I go through phases where I am overflowing with creativity and a desire to build things and make music and photograph things. Sometimes this lasts a week, sometimes it lasts two months. Then I will invariably go through a phase where I don't want to build things at all. I want to consume art and beauty in all its forms. I want to play new games, be immersed in new stories, and see new typefaces and architecture and arrangements of color. I mean, I always want to do those things, but sometimes the craving is much stronger. It's a binge and purge cycle, where I ingest beauty and then later spew it out.
In the past I saw this with a more depressing light: there was the time of creativity, and the creative funk. I saw the consumption phase as laziness—I had this feeling that I was being lazy and wasting my time on this earth if I wasn't trying to make things. But I'm starting to understand a little better that in the grand scheme of things, if you go two months without making anything, it's not a failure. It's not a failure that the sun isn't always out every hour of the day; it's part of a natural cycle that keeps plants growing while preventing us from baking to our deaths. Even if right now I don't feel like making anything new, I will in a week, or a month, or a season. Feeling bad about it as a way to motivate myself into being productive is probably not the right way to deal with it. It's resting, to give me the energy to be creative again when the cycle moves on, and research to fill me ideas.

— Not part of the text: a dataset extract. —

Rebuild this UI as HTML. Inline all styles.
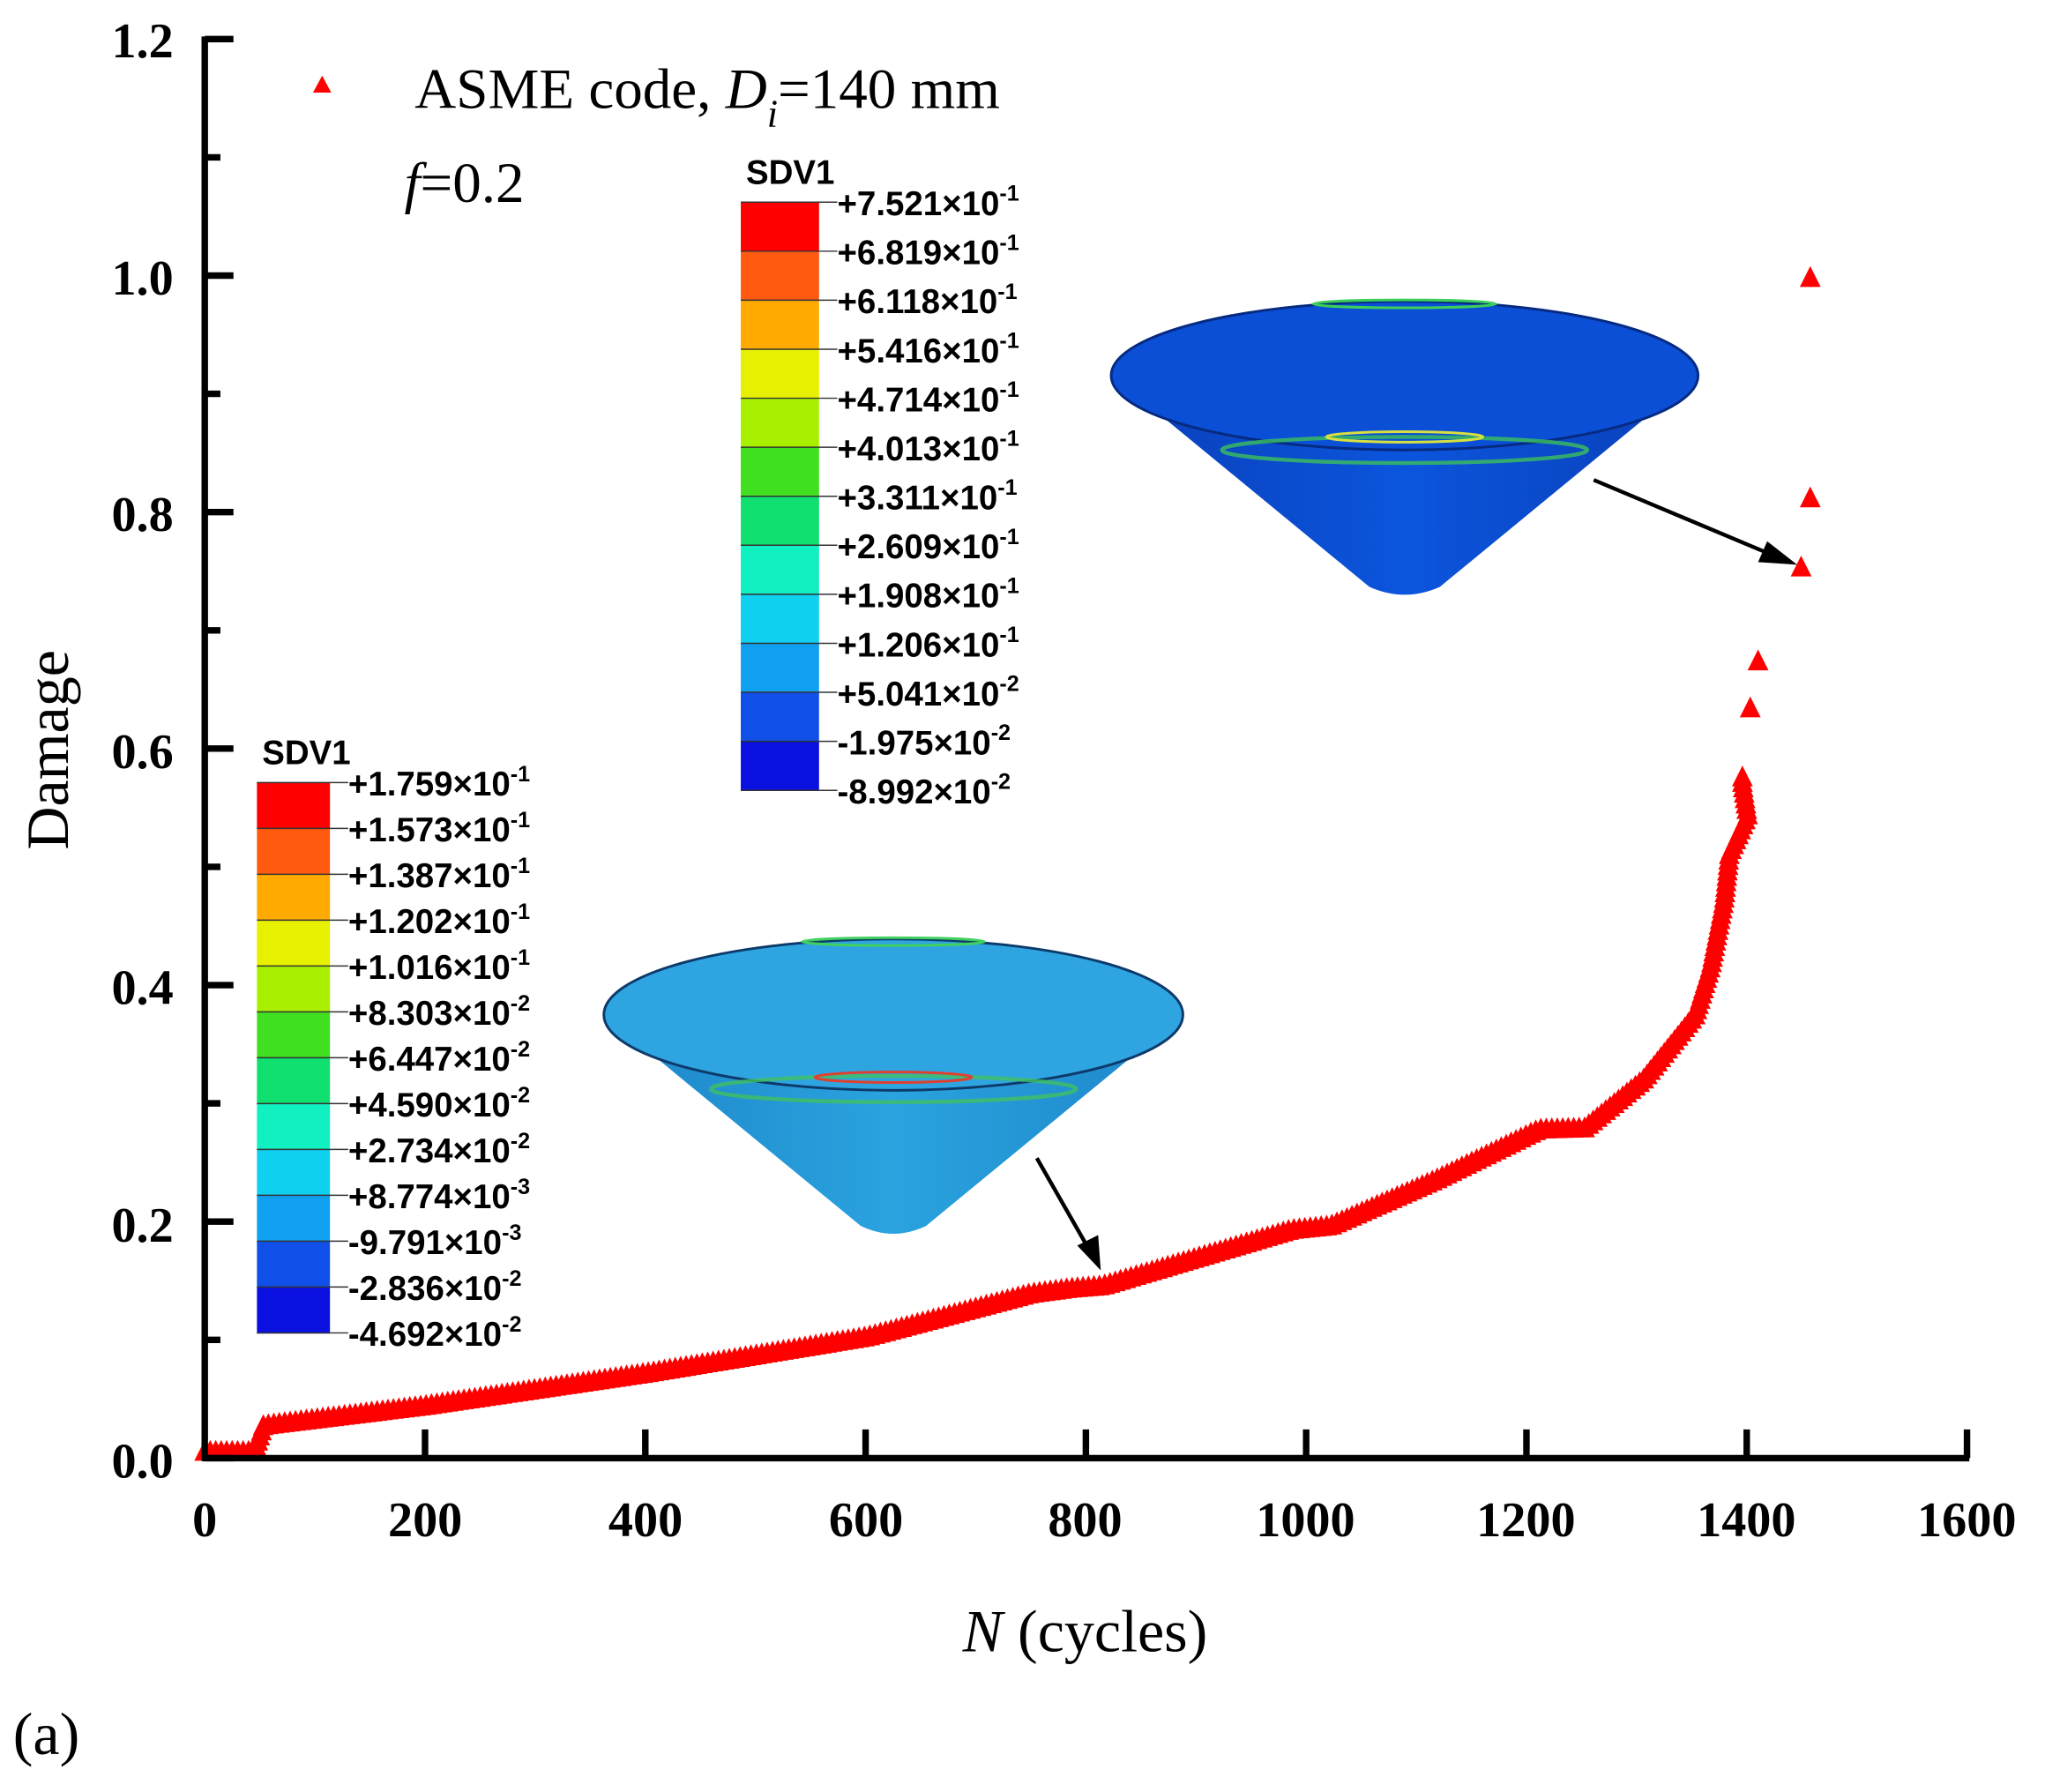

When I was younger I think the phases of this cycle were much shorter—no more than a couple days. I wonder now if this was simply because I was younger, and time felt more compressed, or if it's because I work full-time now. "Real life" is way more stressful and mentally exhausting than school was. I do have a parallel cycle at work, where I'm very productive for a while and totally unproductive for a while, but regardless of which phase it is I'm still working for a similar amount of time, and it can take a lot out of me.
Certainly the "binge" phase of the cycle is much simpler mentally, when I can passively sit and watch TV or cast spells at monsters on my computer screen. Work and social demands and anything else that exhausts me can perhaps lengthen the time I stay in the binge phase. But perhaps unlike in real life, the purging is generally more long-term rewarding. And I need both parts to be happy.